Solution. Denote $X=A B \cap \ell_{P}, Y=A B \cap \ell_{Q}$, and $Z=\ell_{P} \cap \ell_{Q}$. Without loss of generality we have $A X<B X$. Let $F=M P \cap A B$.
![](https://cdn.mathpix.com/cropped/2024_11_22_fa403cf18214215ea344g-4.jpg?height=1169&width=1161&top_left_y=630&top_left_x=487)

Denote by $R$ the second point of intersection of $P Q$ and $\Omega$; by $S$ the point of $\Omega$ such that $S R \| A B$; and by $T$ the point of $\Omega$ such that $R T \| \ell_{P}$. Since $M$ is the midpoint of arc $A B$, the tangent $\ell_{M}$ at $M$ to $\omega$ is parallel to $A B$, so $\angle(A B, P M)=\angle\left(P M, \ell_{P}\right)$. Therefore we have $\angle P R T=\angle M P X=\angle P F X=\angle P R S$. Thus the point $Q$ is the midpoint of the $\operatorname{arc} T Q S$ of $\Omega$, hence $S T \| \ell_{Q}$. So the corresponding sides of the triangles $R S T$ and $X Y Z$ are parallel, and there exist a homothety $h$ mapping $R S T$ to $X Y Z$.
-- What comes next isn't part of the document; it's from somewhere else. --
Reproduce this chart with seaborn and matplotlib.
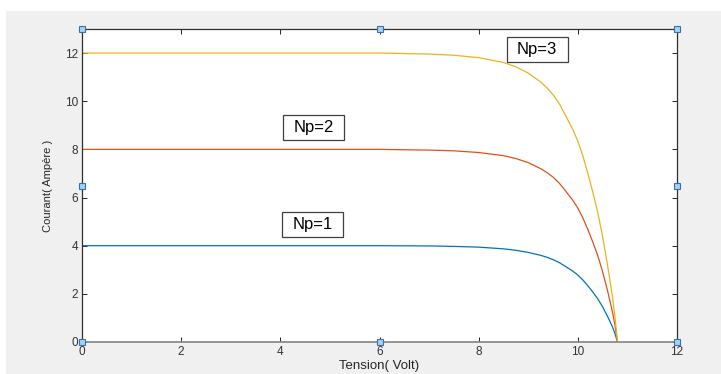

Let $D$ be the second point of intersection of $X R$ and $\Omega$. We claim that $D$ is the center of the homothety $h$; since $D \in \Omega$, this implies that the circumcircles of triangles $R S T$ and $X Y Z$ are tangent, as required. So, it remains to prove this claim. In order to do this, it suffices to show that $D \in S Y$.

By $\angle P F X=\angle X P F$ we have $X F^{2}=X P^{2}=X A \cdot X B=X D \cdot X R$. Therefore, $\frac{X F}{X D}=\frac{X R}{X F}$, so the triangles $X D F$ and $X F R$ are similar, hence $\angle D F X=\angle X R F=\angle D R Q=$ $\angle D Q Y$; thus the points $D, Y, Q$, and $F$ are concyclic. It follows that $\angle Y D Q=\angle Y F Q=$ $\angle S R Q=180^{\circ}-\angle S D Q$ which means exactly that the points $Y, D$, and $S$ are collinear, with $D$ between $S$ and $Y$.